We find the Supreme Court's analysis of the essential purpose of the federal FOIA applicable by analogy to South Carolina's FOIA. The essential purpose of each is the same. The FOIA creates an affirmative duty on the part of public bodies to disclose information. The purpose of the Act is to protect the public by providing for the disclosure of information. However, the exemptions from disclosure contained in §§ 30-4-40 and -70 do not create a duty not to disclose. These exemptions, at most, simply allow the public agency the discretion to withhold exempted materials from public disclosure. No legislative intent to create a duty of confidentiality can be found in the language of the Act.
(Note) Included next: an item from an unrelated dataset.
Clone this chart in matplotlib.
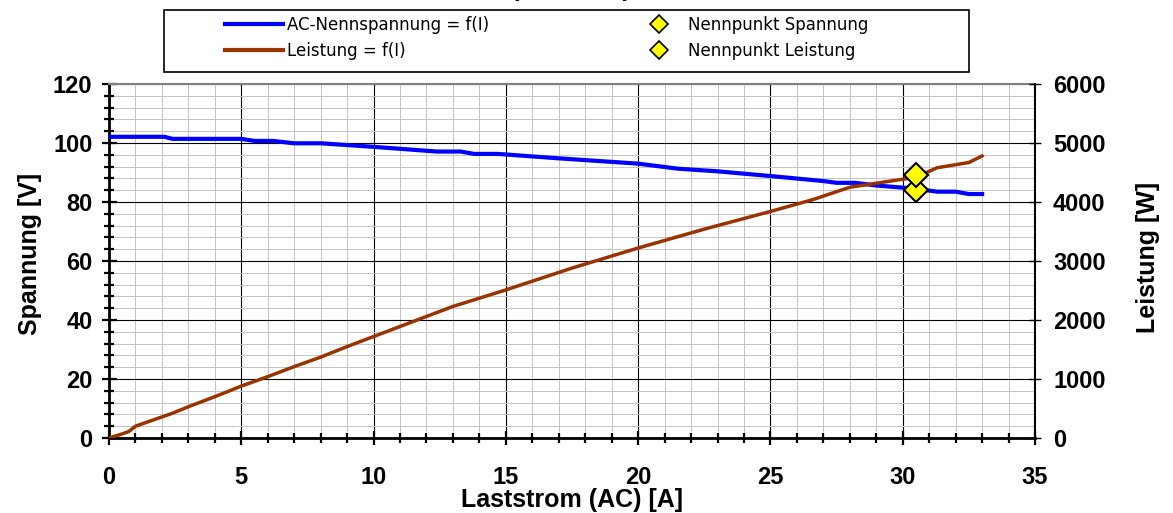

We hold, therefore, that no special duty of confidentiality is established by the FOIA.

*296 In light of our disposition of this case, we need not reach Bellamy's remaining exception.




[1] In response to the reporter's questions, the following comments were made by either Dawsey or Brown:

We've been receiving complaints from clients and after receiving complaints, we began to talk to former Board members who had complaints about the administration of the Agency. There has also been community members concerned about the way clients have been treated. We are concerned about that and it is because of those complaints that we felt we needed to ask Mrs. Bellamy to resign.

Needs of the clients were not being met and the clients were not being reached out to like they should have been.

Basically, participants were led to believe they had to pay before they could get the services, and that's not the way it is.... I just don't feel like they were being treated fairly.

They had heard reports fees were being charged for meals without clients being informed the meals were free.

[They] had sufficient evidence and complaints to remove her from office, and that there was overwhelming evidence supporting her termination from employment.